罗春芬背部受了伤,钢管的截口将她细嫩的脊背划得血肉模糊,好在没伤到筋骨,不幸之中的大幸了。张秋萍去医院护理,对罗春芬说:“想想都后怕,不是你,我的小命就没了。”
罗春芬伏在病床上,哈哈地笑:“换是我,你不救啊?”
张秋萍说:“我心里也一定想救,却哪有你的眼疾手快,只怕两人都被砸在下面了。”
罗春芬说:“一个人能力有大小,但只要有这点精神,就是一个高尚的人,一个纯粹的人,一个有道德的人,一个脱离了低级趣味的人,一个有益于人民的人。”

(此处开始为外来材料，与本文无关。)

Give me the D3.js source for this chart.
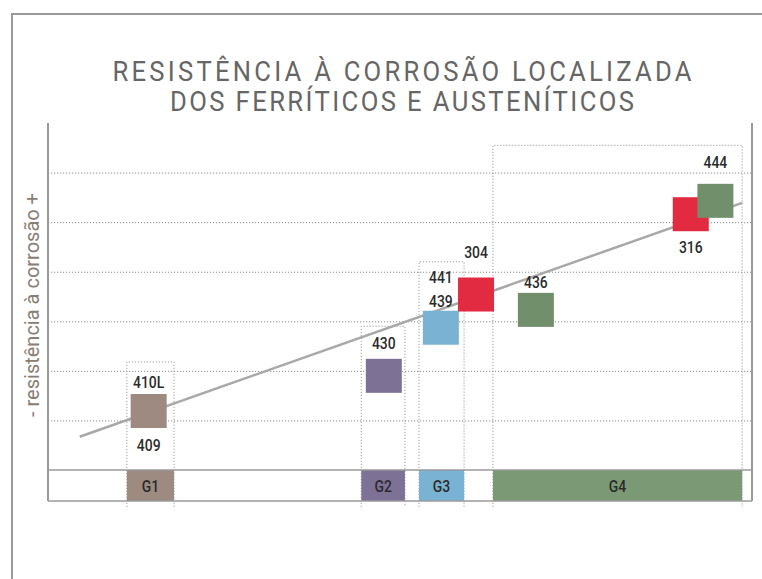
<!DOCTYPE html>
<html>
<head>
<meta charset="utf-8">
<script src="https://cdn.jsdelivr.net/npm/d3@7/dist/d3.min.js"></script>
<style>
  html, body { margin: 0; padding: 0; background: #fff; }
  svg { display: block; }
  text { font-family: Roboto, "Liberation Sans", sans-serif; }
</style>
</head>
<body>
<svg id="chart" width="762" height="579"></svg>
<script>
// ---------- data ----------
const titleLines = ["RESISTÊNCIA À CORROSÃO LOCALIZADA", "DOS FERRÍTICOS E AUSTENÍTICOS"];
const yAxisLabel = "- resistência à corrosão +";

const groups = ["G1", "G2", "G3", "G4"];
const groupStart = [11.2, 44.5, 52.7, 63.2];
const groupEnd = [17.9, 50.7, 59.1, 98.6];
const groupTop = [2.18, 2.9, 4.2, 6.55];

const steels = ["409/410L", "430", "439/441", "304", "436", "316", "444"];
const steelGroup = ["G1", "G2", "G3", "G4", "G4", "G4", "G4"];
const steelFamily = ["F", "F", "F", "A", "F", "A", "F"]; // F = ferrítico, A = austenítico
const steelPos = [14.3, 47.7, 55.8, 60.8, 69.3, 91.3, 94.8];
const steelResistance = [1.19, 1.90, 2.87, 3.54, 3.23, 5.16, 5.43];

const labelText = ["410L", "409", "430", "441", "439", "304", "436", "316", "444"];
const labelSteel = [0, 0, 1, 2, 2, 3, 4, 5, 6];

const trendX = [4.5, 98.6];
const trendY = [0.67, 5.39];

const yTicks = [1, 2, 3, 4, 5, 6];

// ---------- layout / style ----------
const labelDy = [-23, 40, -27, -44.5, -20.5, -36.5, -22, 39, -33];
const groupColor = { G1: "#9d8b82", G2: "#7e7196", G3: "#79b2d3", G4: "#7c9975" };
const squareColor = (i) => steelFamily[i] === "A" ? "#e22a40" :
  (steelGroup[i] === "G4" ? "#728f6b" : groupColor[steelGroup[i]]);

const svg = d3.select("#chart");
const plot = { left: 48, right: 752, top: 123, base: 470, bottom: 501 };

const x = d3.scaleLinear().domain([0, 100]).range([plot.left, plot.right]);
const y = d3.scaleLinear().domain([0, 7]).range([plot.base, plot.top]);

// condensed text helper
function condText(parent, cx, cy, str, size, fill, cond, weight, extra) {
  const g = parent.append("g").attr("transform", `translate(${cx},${cy}) scale(${cond},1)`);
  const t = g.append("text")
    .attr("x", 0).attr("y", 0)
    .attr("text-anchor", "middle")
    .attr("font-size", size)
    .attr("font-weight", weight)
    .attr("fill", fill)
    .text(str);
  if (extra) extra(t);
  return t;
}

// outer frame
svg.append("path")
  .attr("d", `M12,579 L12,14 L762,14`)
  .attr("fill", "none").attr("stroke", "#9a9a9a").attr("stroke-width", 2);

// title
const titleCond = 0.95;
titleLines.forEach((t, i) => {
  condText(svg, 402, 81 + i * 30, t, 27, "#666666", titleCond, 400, (el) => {
    el.attr("textLength", (i === 0 ? 579 : 464) / titleCond)
      .attr("lengthAdjust", "spacing");
  });
});

// y axis label
svg.append("text")
  .attr("transform", `translate(39,305) rotate(-90)`)
  .attr("text-anchor", "middle")
  .attr("font-size", 20)
  .attr("fill", "#8a7d73")
  .text(yAxisLabel);

// gridlines via axis
const grid = svg.append("g")
  .attr("transform", `translate(${plot.left},0)`)
  .call(d3.axisRight(y).tickValues(yTicks).tickSize(plot.right - plot.left).tickFormat(""));
grid.select(".domain").remove();
grid.selectAll(".tick line")
  .attr("stroke", "#8c8c8c").attr("stroke-width", 1).attr("stroke-dasharray", "1.2,1.8");

// group dotted boxes
groups.forEach((g, i) => {
  const x0 = x(groupStart[i]), x1 = x(groupEnd[i]), yt = y(groupTop[i]);
  svg.append("path")
    .attr("d", `M${x0},${plot.bottom + 6} L${x0},${yt} L${x1},${yt} L${x1},${plot.bottom + 6}`)
    .attr("fill", "none").attr("stroke", "#9a9a9a").attr("stroke-width", 1)
    .attr("stroke-dasharray", "1.2,1.8");
});

// band cells
groups.forEach((g, i) => {
  const x0 = x(groupStart[i]), x1 = x(groupEnd[i]);
  svg.append("rect")
    .attr("x", x0).attr("y", plot.base)
    .attr("width", x1 - x0).attr("height", plot.bottom - plot.base)
    .attr("fill", groupColor[g]);
  condText(svg, (x0 + x1) / 2, plot.base + 22, g, 17, "#2b2b2b", 0.82, 500);
});

// frame lines of plot
svg.append("line").attr("x1", plot.left).attr("x2", plot.right)
  .attr("y1", plot.base).attr("y2", plot.base)
  .attr("stroke", "#9a9a9a").attr("stroke-width", 1.6);
svg.append("line").attr("x1", plot.left).attr("x2", plot.right)
  .attr("y1", plot.bottom).attr("y2", plot.bottom)
  .attr("stroke", "#9a9a9a").attr("stroke-width", 1.6);
svg.append("line").attr("x1", plot.left).attr("x2", plot.left)
  .attr("y1", plot.top).attr("y2", plot.bottom)
  .attr("stroke", "#9a9a9a").attr("stroke-width", 2);
svg.append("line").attr("x1", plot.right).attr("x2", plot.right)
  .attr("y1", plot.top).attr("y2", plot.bottom)
  .attr("stroke", "#9a9a9a").attr("stroke-width", 2);

// trend line
svg.append("path")
  .datum(trendX.map((d, i) => [d, trendY[i]]))
  .attr("d", d3.line().x(d => x(d[0])).y(d => y(d[1])))
  .attr("fill", "none").attr("stroke", "#a8a8a8").attr("stroke-width", 2.5);

// squares
const sqW = 36, sqH = 34;
svg.append("g").selectAll("rect")
  .data(steels)
  .join("rect")
  .attr("x", (d, i) => x(steelPos[i]) - sqW / 2)
  .attr("y", (d, i) => y(steelResistance[i]) - sqH / 2)
  .attr("width", sqW).attr("height", sqH)
  .attr("fill", (d, i) => squareColor(i));

// labels
const lg = svg.append("g");
labelText.forEach((d, i) => {
  condText(lg, x(steelPos[labelSteel[i]]),
    y(steelResistance[labelSteel[i]]) + labelDy[i], d, 17, "#2b2b2b", 0.82, 500);
});
</script>
</body>
</html>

罗春芬引用的是毛主席的一句话,老三篇,家喻户晓。都伤成这样了,疼得龇牙咧嘴,她还在引经据典,真是让人哭笑不得。
张秋萍说:“让柴放看了,不定心疼成啥样呢。”
罗春芬说:“正好他不在家呀,也好在伤在背上,等他回来了,啥都不耽误。”
啥都不耽误就有了潜台词。张秋萍羞红了脸,打了她一下:“看你,啥都敢说。”
罗春芬故意装憨:“我说什么了吗?伤好了不是照样给他洗衣服做饭吗?哎,你想哪儿去了?”
要论斗嘴儿,张秋萍甘拜下风。不是遭遇了这么一件事,两个人很少有这样的亲昵,也很少有这样的对话。